The Compassionate Life: Book Review

The Compassionate Life by Marc Ian Barasch

The book is a story of one man’s quest to examine and foster the goodness in the human race. He wants to know what the homeless, war refugees, the saintly, murderers, social scientists, religious leaders, and philosophers can teach mankind about empathy and forgiveness.
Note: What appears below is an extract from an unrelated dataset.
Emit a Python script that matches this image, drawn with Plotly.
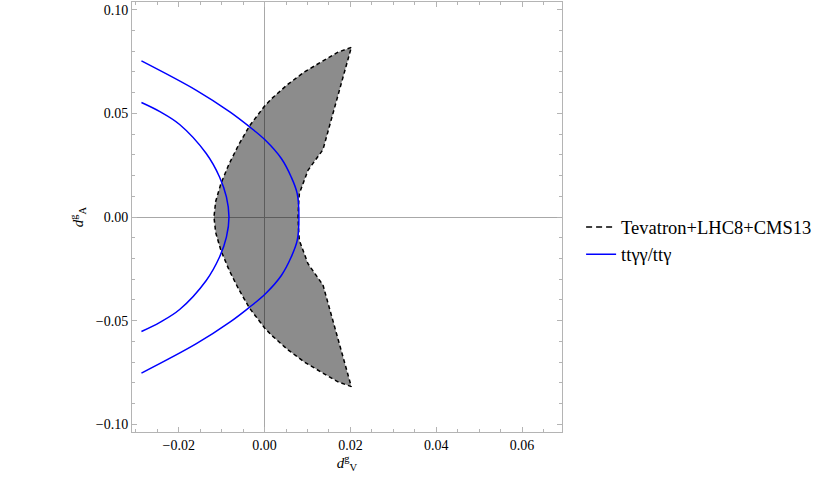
import plotly.graph_objects as go

# allowed region (Tevatron+LHC8+CMS13), traced around the boundary
region_x = [0.0202, 0.0171, 0.0132, 0.0093, 0.0054, 0.0016, 0.0000, -0.0035, -0.0060, -0.0083, -0.0102, -0.0114, -0.0118,
            -0.0114, -0.0102, -0.0083, -0.0060, -0.0035, 0.0000, 0.0016, 0.0054, 0.0093, 0.0132, 0.0171, 0.0202,
            0.0136, 0.0101, 0.0081, 0.0079, 0.0078, 0.0079, 0.0081, 0.0101, 0.0136, 0.0202]
region_y = [0.0818, 0.0795, 0.0748, 0.0700, 0.0640, 0.0570, 0.0535, 0.0440, 0.0350, 0.0255, 0.0160, 0.0075, 0.0,
            -0.0075, -0.0160, -0.0255, -0.0350, -0.0440, -0.0535, -0.0570, -0.0640, -0.0700, -0.0748, -0.0795, -0.0818,
            -0.0328, -0.0225, -0.0113, -0.0055, 0.0, 0.0055, 0.0113, 0.0225, 0.0325, 0.0818]

# ttyy/tty contours
outer_x = [-0.0287, -0.0159, -0.0081, -0.0037, 0.0002, 0.0039, 0.0062, 0.0076, 0.0080,
           0.0076, 0.0062, 0.0039, 0.0002, -0.0037, -0.0081, -0.0159, -0.0287]
outer_y = [0.0753, 0.0611, 0.0507, 0.0438, 0.0370, 0.0282, 0.0193, 0.0113, 0.0,
           -0.0113, -0.0193, -0.0282, -0.0370, -0.0438, -0.0507, -0.0611, -0.0753]
inner_x = [-0.0287, -0.0244, -0.0198, -0.0136, -0.0105, -0.0089, -0.0083,
           -0.0089, -0.0105, -0.0136, -0.0198, -0.0244, -0.0287]
inner_y = [0.0552, 0.0508, 0.0446, 0.0306, 0.0193, 0.0097, 0.0,
           -0.0097, -0.0193, -0.0306, -0.0446, -0.0508, -0.0552]

serif = "Liberation Serif"
frame = "#b4b4b4"

fig = go.Figure()

fig.add_trace(go.Scatter(x=region_x, y=region_y, mode="lines", fill="toself",
                         fillcolor="rgba(0,0,0,0.45)",
                         line=dict(color="black", width=1.5, dash="4px,3px"),
                         showlegend=False, hoverinfo="skip"))
fig.add_trace(go.Scatter(x=outer_x, y=outer_y, mode="lines", line_shape="spline",
                         line=dict(color="#0000ff", width=1.5),
                         legendgroup="b", showlegend=False))
fig.add_trace(go.Scatter(x=inner_x, y=inner_y, mode="lines", line_shape="spline",
                         line=dict(color="#0000ff", width=1.5),
                         legendgroup="b", showlegend=False))

# legend entries
fig.add_trace(go.Scatter(x=[None], y=[None], mode="lines", name="Tevatron+LHC8+CMS13",
                         line=dict(color="black", width=1.5, dash="6px,4px"), legendgroup="a"))
fig.add_trace(go.Scatter(x=[None], y=[None], mode="lines", name="tt\u03b3\u03b3/tt\u03b3",
                         line=dict(color="#0000ff", width=1.5), legendgroup="b"))

axis_common = dict(
    showline=True, linecolor=frame, linewidth=1, mirror="allticks",
    ticks="inside", ticklen=5, tickcolor=frame, tickwidth=1,
    showgrid=False, zeroline=True, zerolinecolor="#a8a8a8", zerolinewidth=1,
    tickformat=".2f", tickfont=dict(family=serif, size=14, color="black"),
    automargin=False,
)

fig.update_xaxes(range=[-0.0309, 0.0693], dtick=0.02, tick0=0,
                 minor=dict(ticks="inside", ticklen=3, dtick=0.005, tickcolor=frame),
                 title=dict(text="<i>d</i><sup>g</sup><sub>V</sub>",
                            font=dict(family=serif, size=15, color="black"), standoff=5),
                 **axis_common)
fig.update_yaxes(range=[-0.1037, 0.1037], dtick=0.05, tick0=0,
                 minor=dict(ticks="inside", ticklen=3, dtick=0.01, tickcolor=frame),
                 title=dict(text="<i>d</i><sup>g</sup><sub>A</sub>",
                            font=dict(family=serif, size=15, color="black"), standoff=8),
                 **axis_common)

fig.update_layout(
    width=818, height=484,
    margin=dict(l=132, r=255, t=2, b=52),
    paper_bgcolor="white", plot_bgcolor="white",
    legend=dict(x=1.042, y=0.444, xanchor="left", yanchor="middle",
                font=dict(family=serif, size=18.5, color="black"),
                traceorder="grouped", tracegroupgap=0, bgcolor="rgba(0,0,0,0)"),
)

# the page body has a default 8px margin; drop it so the figure sits at the corner
fig.write_html("out.html", config={"displayModeBar": False},
               post_script="document.body.style.margin='0';")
Barasch gives up a trip to Cannes and goes on a retreat on the streets on the wintery streets of Denver. Taking only a tooth brush and a sleeping bag, he was forced to beg for food, find shelter, understand, and depend on the homeless. Barasch wants the world to develop loving communities. As such Barasch encourages people to remember Nine-Twelve when New Yorkers banned together. He doesn’t want to promote revenge by constantly reminding the population of Nine-Eleven. Barasch is scholar who writes, educates and entertains the average person. His presentation of philosophers and brain scientists is comprehensible, not boring. Being a scholar he includes copious end notes for each chapter plus a detailed bibliography and index. In addition his extensive vocabulary and beautiful phrases, alliterations, and uncommon verbs are a delight to read. Barasch is a Buddhist, but he sees the beauty of all faiths. He spends his life encouraging everyone to be more compassionate towards people and the environment.
DISCLOSURE: I received a complimentary copy of this book to facilitate this review. No other compensation was provided.